Correlation does not equal causation, and there is no evidence supporting that. I'm not getting into how there are several things that are incorrect in the above.

And, as said, it is very profitable for insurance companies to be the middle man - in healthcare, and other industries (auto insurance, for example.) The insurance companies lobby pharmaceuticals on their own, and they do a dance to establish a price the insurance company is fine taking. The payers take most of the risk.

But, if someone is chronically ill, they are dependent on healthcare and insurance - because part of the song and dance pharmaceutical and insurance companies do is make sure a customer wouldn't dare stop paying for insurance, and try to get medications on their own. The prices are set so that "insurers" become the only resort for chronically ill persons.

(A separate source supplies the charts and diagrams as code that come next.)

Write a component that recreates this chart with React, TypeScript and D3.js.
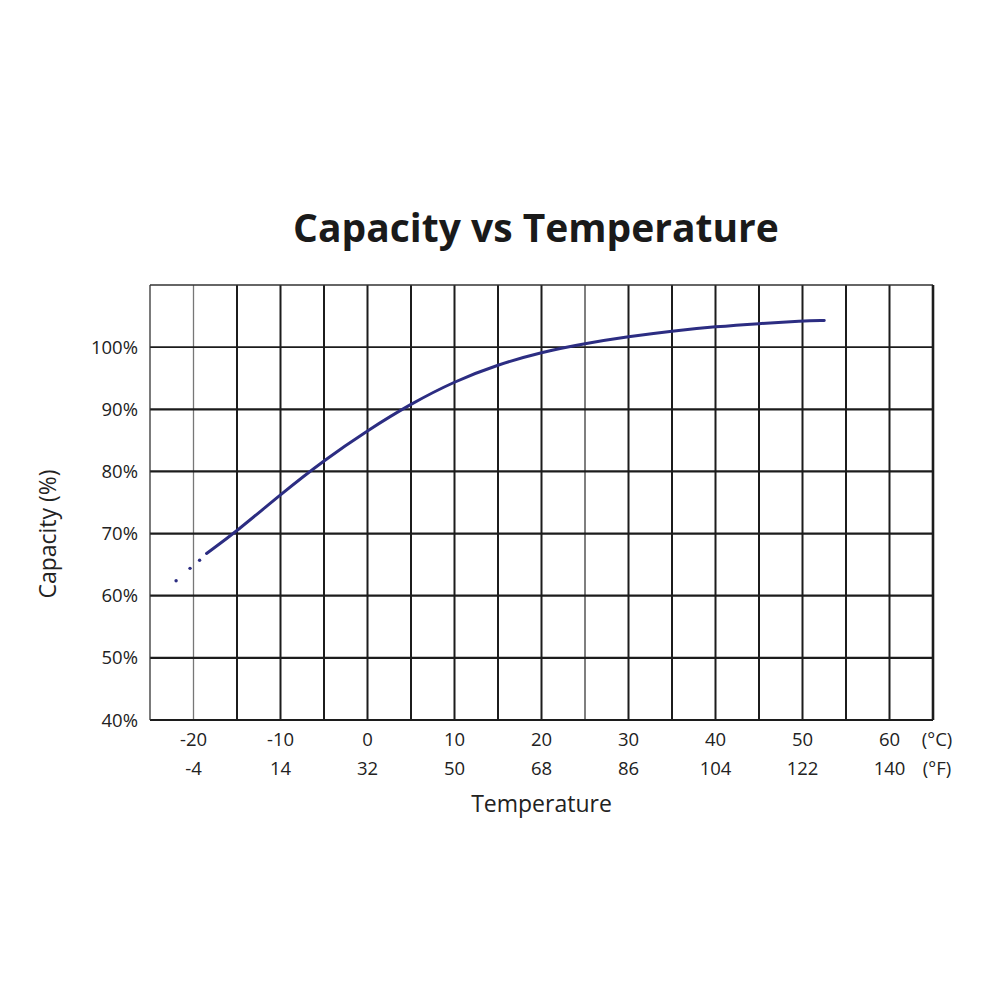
import React, { useEffect, useRef } from 'react'
import * as d3 from 'd3'

const title = 'Capacity vs Temperature'
const celsiusTicks = [-20, -10, 0, 10, 20, 30, 40, 50, 60]
const fahrenheitTicks = ['-4', '14', '32', '50', '68', '86', '104', '122', '140']
const capacityTicks = [40, 50, 60, 70, 80, 90, 100]

// curve: temperature (°C), capacity (%)
const curveTemp = [-18.5, -15, -10, -5, 0, 5, 10, 15, 20, 25, 30, 35, 40, 45, 50, 52.5]
const curveCap = [66.8, 70.4, 76.3, 81.8, 86.6, 90.9, 94.5, 97.2, 99.2, 100.6, 101.7, 102.6, 103.3, 103.8, 104.2, 104.3]
// faint dotted lead-in at the cold end
const leadTemp = [-22, -20.4, -19.3]
const leadCap = [62.4, 64.4, 65.7]

const font = '"Open Sans", "Noto Sans", sans-serif'

export default function App() {
    const svgRef = useRef<SVGSVGElement>(null)
    const width = 1000
    const height = 1000

    useEffect(() => {
        if (!svgRef.current) return
        const svg = d3.select(svgRef.current)
        svg.selectAll('*').remove()

        const x = d3.scaleLinear().domain([-25, 65]).range([150, 933])
        const y = d3.scaleLinear().domain([40, 110]).range([720, 285])

        svg.append('rect').attr('width', width).attr('height', height).attr('fill', '#fff')

        const grid = svg.append('g')
        // vertical grid every 5°C
        grid.selectAll('line.v')
            .data(d3.range(-20, 65, 5))
            .enter().append('line')
            .attr('x1', d => x(d)).attr('x2', d => x(d))
            .attr('y1', y(110)).attr('y2', y(40))
            .attr('stroke', d => d === -20 ? '#777' : d === 25 ? '#555' : '#1c1c1c')
            .attr('stroke-width', d => d === -20 ? 1.3 : d === 25 ? 1.5 : 2)

        grid.selectAll('line.h')
            .data(d3.range(50, 110, 10))
            .enter().append('line')
            .attr('x1', x(-25)).attr('x2', x(65))
            .attr('y1', d => y(d)).attr('y2', d => y(d))
            .attr('stroke', '#1c1c1c')
            .attr('stroke-width', d => d === 100 ? 1.6 : 2.2)

        // frame
        grid.append('line').attr('x1', x(-25)).attr('x2', x(65)).attr('y1', y(110)).attr('y2', y(110))
            .attr('stroke', '#333').attr('stroke-width', 1.3)
        grid.append('line').attr('x1', x(-25)).attr('x2', x(65)).attr('y1', y(40)).attr('y2', y(40))
            .attr('stroke', '#1c1c1c').attr('stroke-width', 2.2)
        grid.append('line').attr('x1', x(-25)).attr('x2', x(-25)).attr('y1', y(110)).attr('y2', y(40))
            .attr('stroke', '#333').attr('stroke-width', 1.3)
        grid.append('line').attr('x1', x(65)).attr('x2', x(65)).attr('y1', y(110)).attr('y2', y(40))
            .attr('stroke', '#1c1c1c').attr('stroke-width', 2.6)

        // curve
        const pts: [number, number][] = curveTemp.map((t, i) => [t, curveCap[i]])
        const line = d3.line<[number, number]>()
            .x(d => x(d[0]))
            .y(d => y(d[1]))
            .curve(d3.curveBasis)
        svg.append('path')
            .datum(pts)
            .attr('d', line)
            .attr('fill', 'none')
            .attr('stroke', '#2c2d82')
            .attr('stroke-width', 3)
            .attr('stroke-linecap', 'round')

        svg.selectAll('circle.lead')
            .data(leadTemp.map((t, i) => [t, leadCap[i]]))
            .enter().append('circle')
            .attr('cx', d => x(d[0]))
            .attr('cy', d => y(d[1]))
            .attr('r', 1.7)
            .attr('fill', '#2c2d82')

        const tickSize = '18.5px'

        // y tick labels
        svg.selectAll('text.yt')
            .data(capacityTicks)
            .enter().append('text')
            .attr('x', 138)
            .attr('y', d => y(d) + 6.5)
            .attr('text-anchor', 'end')
            .style('font-family', font)
            .style('font-size', tickSize)
            .style('fill', '#222')
            .text(d => `${d}%`)

        // x tick labels (°C and °F)
        svg.selectAll('text.xc')
            .data(celsiusTicks)
            .enter().append('text')
            .attr('x', d => x(d))
            .attr('y', 746)
            .attr('text-anchor', 'middle')
            .style('font-family', font)
            .style('font-size', tickSize)
            .style('fill', '#222')
            .text(d => `${d}`)
        svg.selectAll('text.xf')
            .data(celsiusTicks)
            .enter().append('text')
            .attr('x', d => x(d))
            .attr('y', 775)
            .attr('text-anchor', 'middle')
            .style('font-family', font)
            .style('font-size', tickSize)
            .style('fill', '#222')
            .text((d, i) => fahrenheitTicks[i])

        svg.append('text').attr('x', 937).attr('y', 746).attr('text-anchor', 'middle')
            .style('font-family', font).style('font-size', tickSize).style('fill', '#222').text('(°C)')
        svg.append('text').attr('x', 937).attr('y', 775).attr('text-anchor', 'middle')
            .style('font-family', font).style('font-size', tickSize).style('fill', '#222').text('(°F)')

        // axis titles
        svg.append('text')
            .attr('x', x(20))
            .attr('y', 812)
            .attr('text-anchor', 'middle')
            .style('font-family', font)
            .style('font-size', '23px')
            .style('fill', '#222')
            .text('Temperature')

        svg.append('text')
            .attr('transform', `translate(56,534) rotate(-90)`)
            .attr('text-anchor', 'middle')
            .style('font-family', font)
            .style('font-size', '23px')
            .style('fill', '#222')
            .text('Capacity (%)')

        svg.append('text')
            .attr('x', 536)
            .attr('y', 242)
            .attr('text-anchor', 'middle')
            .style('font-family', font)
            .style('font-size', '39px')
            .style('font-weight', 'bold')
            .style('fill', '#1a1a1a')
            .text(title)
    }, [])

    return (
        <svg
            ref={svgRef}
            width={width}
            height={height}
            style={{ position: 'absolute', left: 0, top: 0 }}
        />
    )
}
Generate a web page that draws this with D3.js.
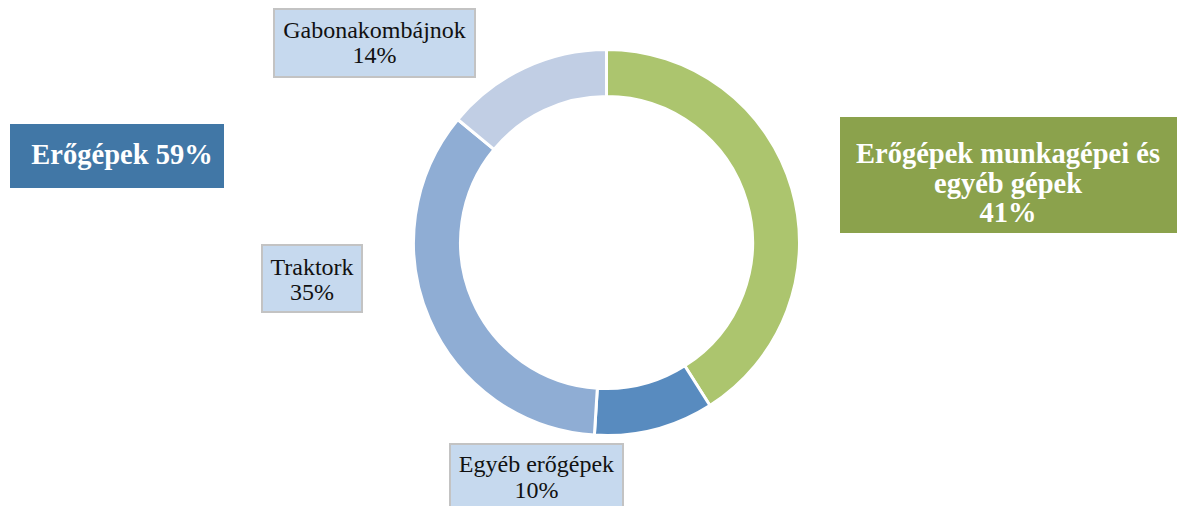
<!DOCTYPE html>
<html>
<head>
<meta charset="utf-8">
<script src="https://cdn.jsdelivr.net/npm/d3@7"></script>
<style>
body { margin: 0; background: #fff; }
text { font-family: "Liberation Serif", "Times New Roman", serif; }
</style>
</head>
<body>
<svg id="chart"></svg>
<script>
// slices, clockwise from 12 o'clock
var categories = ['Erőgépek munkagépei és egyéb gépek', 'Egyéb erőgépek', 'Traktork', 'Gabonakombájnok'];
var values = [41, 10, 35, 14];
var sliceColors = ['#acc56e', '#588bbf', '#8fadd4', '#c1cee4'];

// two group totals
var groups = ['Erőgépek', 'Erőgépek munkagépei és egyéb gépek'];
var groupValues = [59, 41];

var dims = {
	width: 1179,
	height: 506,
	cx: 606.5,
	cy: 242.5,
	outer: 193,
	inner: 146
};

var svg = d3.select('#chart').attr('width', dims.width).attr('height', dims.height);

var pie = d3.pie().sort(null).value(d => d);
var arc = d3.arc().innerRadius(dims.inner).outerRadius(dims.outer);

var ring = svg.append('g')
	.attr('transform', 'translate(' + dims.cx + ' ' + dims.cy + ')');

ring.selectAll('path')
	.data(pie(values))
	.enter()
	.append('path')
		.attr('d', arc)
		.attr('fill', (d, i) => sliceColors[i])
		.attr('stroke', '#fff')
		.attr('stroke-width', 3);

// small label boxes for the blue slices (index into categories)
var boxes = [
	{ i: 3, x: 274, y: 9, w: 201, h: 68, lines: [38, 63] },
	{ i: 2, x: 262, y: 245, w: 100, h: 67, lines: [275, 300] },
	{ i: 1, x: 450, y: 444, w: 173, h: 66, lines: [472, 498] }
];

boxes.forEach(function(b) {
	var g = svg.append('g');
	g.append('rect')
		.attr('x', b.x).attr('y', b.y)
		.attr('width', b.w).attr('height', b.h)
		.attr('fill', '#c6d9ee')
		.attr('stroke', '#c3c3c3')
		.attr('stroke-width', 2);
	var txt = [categories[b.i], values[b.i] + '%'];
	txt.forEach(function(t, k) {
		g.append('text')
			.attr('x', b.x + b.w / 2)
			.attr('y', b.lines[k])
			.attr('text-anchor', 'middle')
			.attr('font-size', '24px')
			.attr('fill', '#111')
			.text(t);
	});
});

// group boxes
var left = svg.append('g');
left.append('rect')
	.attr('x', 10).attr('y', 124).attr('width', 214).attr('height', 64)
	.attr('fill', '#4177a6');
left.append('text')
	.attr('x', 122).attr('y', 164)
	.attr('text-anchor', 'middle')
	.attr('font-size', '28.5px')
	.attr('font-weight', 'bold')
	.attr('fill', '#fff')
	.text(groups[0] + ' ' + groupValues[0] + '%');

var right = svg.append('g');
right.append('rect')
	.attr('x', 840).attr('y', 117).attr('width', 337).attr('height', 116)
	.attr('fill', '#8ba24c');
var rightLines = ['Erőgépek munkagépei és', 'egyéb gépek', groupValues[1] + '%'];
rightLines.forEach(function(t, k) {
	right.append('text')
		.attr('x', 1008).attr('y', 163 + k * 29.5)
		.attr('text-anchor', 'middle')
		.attr('font-size', '28.5px')
		.attr('font-weight', 'bold')
		.attr('fill', '#fff')
		.text(t);
});
</script>
</body>
</html>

I wasn't explicit before, but I am talking about real commodities - "futures" of healthcare. A chronic, paying customer will stay a paying customer, but a healthy person can always change insurance carriers that offer minimal coverage, or not get insurance at all. (I am not the only one disillusioned with the entire medical and insurance industry.) Moreover, healthier people are more likely to move than a chronically ill person that had grown comfortable with their healthcare, and doctor.

So, over the long term insurance companies profit hugely on chronically ill patients - especially those who depend on insurance for medication. Healthy people are traded as if you are short-selling, and chronically ill patients are traded as commodities. Both of those are ideal for their respective capitalistic trading vector. Acute illness patients, or patients that need surgeries do not fit in this category.
If someone is chronically ill, the things in the incentives program wouldn't keep them ill. It would reverse it (as best it could).

That would be a good thing for the patient.

I'm not seeing the bad side, other than it being "suspicious".